>> start

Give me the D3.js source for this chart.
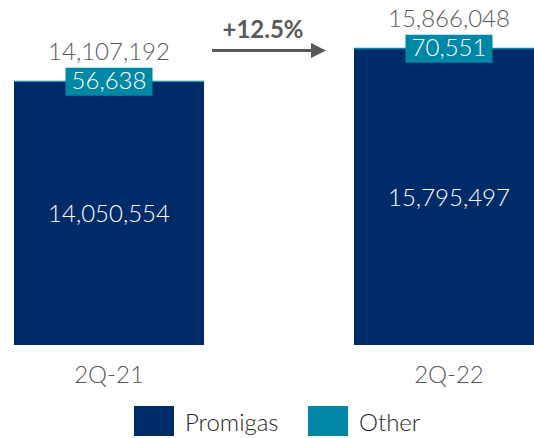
<!DOCTYPE html>
<html>
<head>
<meta charset="utf-8">
<script src="https://cdn.jsdelivr.net/npm/d3@7"></script>
<style>
  html, body { margin: 0; padding: 0; background: #fff; }
  svg { display: block; font-family: Lato, "Open Sans", sans-serif; font-weight: 300; }
</style>
</head>
<body>
<svg id="chart" width="534" height="438"></svg>
<script>
const categories = ["2Q-21", "2Q-22"];
const promigas = [14050554, 15795497];
const other = [56638, 70551];
const totals = [14107192, 15866048];
const seriesNames = ["Promigas", "Other"];
const growthLabel = "+12.5%";

const colors = { Promigas: "#002b69", Other: "#0087a6" };
const svg = d3.select("#chart");
const fmt = d3.format(",");

const x = d3.scaleBand().domain(categories).range([14, 544]).paddingInner(0.441).paddingOuter(0);
const y = d3.scaleLinear().domain([0, 18415000]).range([345, 0]);

const rows = categories.map((c, i) => ({ cat: c, Promigas: promigas[i], Other: other[i], total: totals[i] }));
const stacked = d3.stack().keys(seriesNames)(rows);

svg.append("g").selectAll("g").data(stacked).join("g")
  .attr("fill", d => colors[d.key])
  .selectAll("rect").data(d => d).join("rect")
  .attr("x", d => x(d.data.cat))
  .attr("width", x.bandwidth())
  .attr("y", d => y(d[1]))
  .attr("height", d => Math.max(1, y(d[0]) - y(d[1])));

const cx = d => x(d.cat) + x.bandwidth() / 2;

// inner Promigas labels
svg.append("g").selectAll("text").data(rows).join("text")
  .attr("x", cx)
  .attr("y", d => (y(0) + y(d.Promigas)) / 2)
  .attr("dy", "0.36em")
  .attr("text-anchor", "middle")
  .attr("fill", "#ffffff")
  .attr("font-size", 24)
  .text(d => fmt(d.Promigas));

// Other label boxes
const og = svg.append("g").selectAll("g").data(rows).join("g")
  .attr("transform", d => `translate(${cx(d)},${y(d.total)})`);
og.append("rect")
  .attr("x", -43.5).attr("y", -13).attr("width", 87).attr("height", 28)
  .attr("fill", colors.Other);
og.append("text")
  .attr("y", 8.5)
  .attr("text-anchor", "middle")
  .attr("fill", "#ffffff")
  .attr("font-size", 24)
  .text(d => fmt(d.Other));

// totals
svg.append("g").selectAll("text").data(rows).join("text")
  .attr("x", cx)
  .attr("y", d => y(d.total) - 21)
  .attr("text-anchor", "middle")
  .attr("fill", "#595959")
  .attr("font-size", 24)
  .text(d => fmt(d.total));

// category labels
svg.append("g").selectAll("text").data(categories).join("text")
  .attr("x", d => x(d) + x.bandwidth() / 2)
  .attr("y", 383)
  .attr("text-anchor", "middle")
  .attr("fill", "#595959")
  .attr("font-size", 24)
  .text(d => d);

// growth arrow
const defs = svg.append("defs");
defs.append("marker").attr("id", "ah")
  .attr("viewBox", "0 0 10 10").attr("refX", 0).attr("refY", 5)
  .attr("markerWidth", 5).attr("markerHeight", 5.4).attr("orient", "auto")
  .attr("markerUnits", "strokeWidth")
  .append("path").attr("d", "M0,0 L10,5 L0,10 Z").attr("fill", "#595959");
svg.append("line")
  .attr("x1", 212).attr("x2", 311).attr("y1", 50.5).attr("y2", 50.5)
  .attr("stroke", "#595959").attr("stroke-width", 3)
  .attr("marker-end", "url(#ah)");
svg.append("text")
  .attr("x", 263).attr("y", 38)
  .attr("text-anchor", "middle")
  .attr("fill", "#595959")
  .attr("font-size", 24)
  .attr("font-weight", "bold")
  .text(growthLabel);

// legend
const legX = [134, 308];
const lg = svg.append("g").selectAll("g").data(seriesNames).join("g")
  .attr("transform", (d, i) => `translate(${legX[i]},406)`);
lg.append("rect").attr("width", 40).attr("height", 30).attr("fill", d => colors[d]);
lg.append("text").attr("x", 51).attr("y", 25)
  .attr("fill", "#262626").attr("font-size", 24).text(d => d);
</script>
</body>
</html>
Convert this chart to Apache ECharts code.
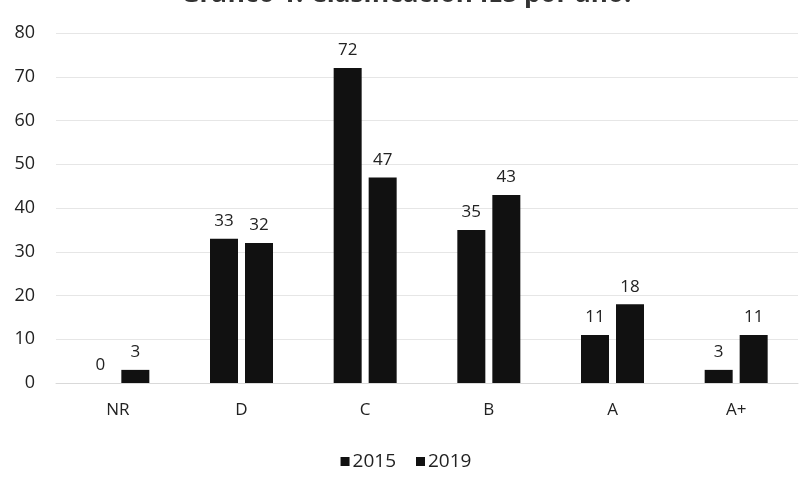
<!DOCTYPE html>
<html>
<head>
<meta charset="utf-8">
<script src="https://cdn.jsdelivr.net/npm/echarts@6/dist/echarts.min.js"></script>
<style>
html,body{margin:0;padding:0;background:#fff;}
#c{width:812px;height:492px;}
</style>
</head>
<body>
<div id="c"></div>
<script>
const titleText = 'Gráfico 1. Clasificación IES por año.';
const categories = ['NR', 'D', 'C', 'B', 'A', 'A+'];
const seriesNames = ['2015', '2019'];
const values2015 = [0, 33, 72, 35, 11, 3];
const values2019 = [3, 32, 47, 43, 18, 11];
const yTicks = { min: 0, max: 80, interval: 10 };

const font = 'Open Sans';
const chart = echarts.init(document.getElementById('c'), null, { renderer: 'canvas' });
const labelStyle = {
  show: true, position: 'top', distance: 9,
  color: '#222', fontSize: 17, fontFamily: font
};
chart.setOption({
  animation: false,
  backgroundColor: '#fff',
  title: {
    text: titleText, left: 'center', top: -23,
    textStyle: { fontSize: 26, fontWeight: 'bold', color: '#333', fontFamily: font }
  },
  legend: {
    data: seriesNames, bottom: 16, left: 'center',
    icon: 'rect', itemWidth: 9, itemHeight: 9, itemGap: 20,
    textStyle: { fontSize: 19, color: '#222', fontFamily: font, padding: [0, 0, 0, -2] }
  },
  grid: { left: 56, right: 14, top: 33, bottom: 109, containLabel: false },
  xAxis: {
    type: 'category', data: categories,
    axisLine: { lineStyle: { color: '#d9d9d9' } },
    axisTick: { show: false },
    axisLabel: { color: '#222', fontSize: 17, fontFamily: font, margin: 19 }
  },
  yAxis: {
    type: 'value', min: yTicks.min, max: yTicks.max, interval: yTicks.interval,
    axisLine: { show: false }, axisTick: { show: false },
    splitLine: { lineStyle: { color: '#e6e6e6' } },
    axisLabel: { color: '#222', fontSize: 18, fontFamily: font, margin: 21 }
  },
  series: [
    { name: seriesNames[0], type: 'bar', data: values2015, barWidth: 28, barGap: '25%',
      itemStyle: { color: '#111' }, label: labelStyle },
    { name: seriesNames[1], type: 'bar', data: values2019, barWidth: 28,
      itemStyle: { color: '#111' }, label: labelStyle }
  ]
});
</script>
</body>
</html>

>> end

Requirements
Each line in the records above should be reproduced exactly; images are not copied.

Result of the task
Give me the D3.js source for this chart.
<!DOCTYPE html>
<html>
<head>
<meta charset="utf-8">
<script src="https://cdn.jsdelivr.net/npm/d3@7"></script>
<style>
  html, body { margin: 0; padding: 0; background: #fff; }
  svg { display: block; font-family: Lato, "Open Sans", sans-serif; font-weight: 300; }
</style>
</head>
<body>
<svg id="chart" width="534" height="438"></svg>
<script>
const categories = ["2Q-21", "2Q-22"];
const promigas = [14050554, 15795497];
const other = [56638, 70551];
const totals = [14107192, 15866048];
const seriesNames = ["Promigas", "Other"];
const growthLabel = "+12.5%";

const colors = { Promigas: "#002b69", Other: "#0087a6" };
const svg = d3.select("#chart");
const fmt = d3.format(",");

const x = d3.scaleBand().domain(categories).range([14, 544]).paddingInner(0.441).paddingOuter(0);
const y = d3.scaleLinear().domain([0, 18415000]).range([345, 0]);

const rows = categories.map((c, i) => ({ cat: c, Promigas: promigas[i], Other: other[i], total: totals[i] }));
const stacked = d3.stack().keys(seriesNames)(rows);

svg.append("g").selectAll("g").data(stacked).join("g")
  .attr("fill", d => colors[d.key])
  .selectAll("rect").data(d => d).join("rect")
  .attr("x", d => x(d.data.cat))
  .attr("width", x.bandwidth())
  .attr("y", d => y(d[1]))
  .attr("height", d => Math.max(1, y(d[0]) - y(d[1])));

const cx = d => x(d.cat) + x.bandwidth() / 2;

// inner Promigas labels
svg.append("g").selectAll("text").data(rows).join("text")
  .attr("x", cx)
  .attr("y", d => (y(0) + y(d.Promigas)) / 2)
  .attr("dy", "0.36em")
  .attr("text-anchor", "middle")
  .attr("fill", "#ffffff")
  .attr("font-size", 24)
  .text(d => fmt(d.Promigas));

// Other label boxes
const og = svg.append("g").selectAll("g").data(rows).join("g")
  .attr("transform", d => `translate(${cx(d)},${y(d.total)})`);
og.append("rect")
  .attr("x", -43.5).attr("y", -13).attr("width", 87).attr("height", 28)
  .attr("fill", colors.Other);
og.append("text")
  .attr("y", 8.5)
  .attr("text-anchor", "middle")
  .attr("fill", "#ffffff")
  .attr("font-size", 24)
  .text(d => fmt(d.Other));

// totals
svg.append("g").selectAll("text").data(rows).join("text")
  .attr("x", cx)
  .attr("y", d => y(d.total) - 21)
  .attr("text-anchor", "middle")
  .attr("fill", "#595959")
  .attr("font-size", 24)
  .text(d => fmt(d.total));

// category labels
svg.append("g").selectAll("text").data(categories).join("text")
  .attr("x", d => x(d) + x.bandwidth() / 2)
  .attr("y", 383)
  .attr("text-anchor", "middle")
  .attr("fill", "#595959")
  .attr("font-size", 24)
  .text(d => d);

// growth arrow
const defs = svg.append("defs");
defs.append("marker").attr("id", "ah")
  .attr("viewBox", "0 0 10 10").attr("refX", 0).attr("refY", 5)
  .attr("markerWidth", 5).attr("markerHeight", 5.4).attr("orient", "auto")
  .attr("markerUnits", "strokeWidth")
  .append("path").attr("d", "M0,0 L10,5 L0,10 Z").attr("fill", "#595959");
svg.append("line")
  .attr("x1", 212).attr("x2", 311).attr("y1", 50.5).attr("y2", 50.5)
  .attr("stroke", "#595959").attr("stroke-width", 3)
  .attr("marker-end", "url(#ah)");
svg.append("text")
  .attr("x", 263).attr("y", 38)
  .attr("text-anchor", "middle")
  .attr("fill", "#595959")
  .attr("font-size", 24)
  .attr("font-weight", "bold")
  .text(growthLabel);

// legend
const legX = [134, 308];
const lg = svg.append("g").selectAll("g").data(seriesNames).join("g")
  .attr("transform", (d, i) => `translate(${legX[i]},406)`);
lg.append("rect").attr("width", 40).attr("height", 30).attr("fill", d => colors[d]);
lg.append("text").attr("x", 51).attr("y", 25)
  .attr("fill", "#262626").attr("font-size", 24).text(d => d);
</script>
</body>
</html>
Convert this chart to Apache ECharts code.
<!DOCTYPE html>
<html>
<head>
<meta charset="utf-8">
<script src="https://cdn.jsdelivr.net/npm/echarts@6/dist/echarts.min.js"></script>
<style>
html,body{margin:0;padding:0;background:#fff;}
#c{width:812px;height:492px;}
</style>
</head>
<body>
<div id="c"></div>
<script>
const titleText = 'Gráfico 1. Clasificación IES por año.';
const categories = ['NR', 'D', 'C', 'B', 'A', 'A+'];
const seriesNames = ['2015', '2019'];
const values2015 = [0, 33, 72, 35, 11, 3];
const values2019 = [3, 32, 47, 43, 18, 11];
const yTicks = { min: 0, max: 80, interval: 10 };

const font = 'Open Sans';
const chart = echarts.init(document.getElementById('c'), null, { renderer: 'canvas' });
const labelStyle = {
  show: true, position: 'top', distance: 9,
  color: '#222', fontSize: 17, fontFamily: font
};
chart.setOption({
  animation: false,
  backgroundColor: '#fff',
  title: {
    text: titleText, left: 'center', top: -23,
    textStyle: { fontSize: 26, fontWeight: 'bold', color: '#333', fontFamily: font }
  },
  legend: {
    data: seriesNames, bottom: 16, left: 'center',
    icon: 'rect', itemWidth: 9, itemHeight: 9, itemGap: 20,
    textStyle: { fontSize: 19, color: '#222', fontFamily: font, padding: [0, 0, 0, -2] }
  },
  grid: { left: 56, right: 14, top: 33, bottom: 109, containLabel: false },
  xAxis: {
    type: 'category', data: categories,
    axisLine: { lineStyle: { color: '#d9d9d9' } },
    axisTick: { show: false },
    axisLabel: { color: '#222', fontSize: 17, fontFamily: font, margin: 19 }
  },
  yAxis: {
    type: 'value', min: yTicks.min, max: yTicks.max, interval: yTicks.interval,
    axisLine: { show: false }, axisTick: { show: false },
    splitLine: { lineStyle: { color: '#e6e6e6' } },
    axisLabel: { color: '#222', fontSize: 18, fontFamily: font, margin: 21 }
  },
  series: [
    { name: seriesNames[0], type: 'bar', data: values2015, barWidth: 28, barGap: '25%',
      itemStyle: { color: '#111' }, label: labelStyle },
    { name: seriesNames[1], type: 'bar', data: values2019, barWidth: 28,
      itemStyle: { color: '#111' }, label: labelStyle }
  ]
});
</script>
</body>
</html>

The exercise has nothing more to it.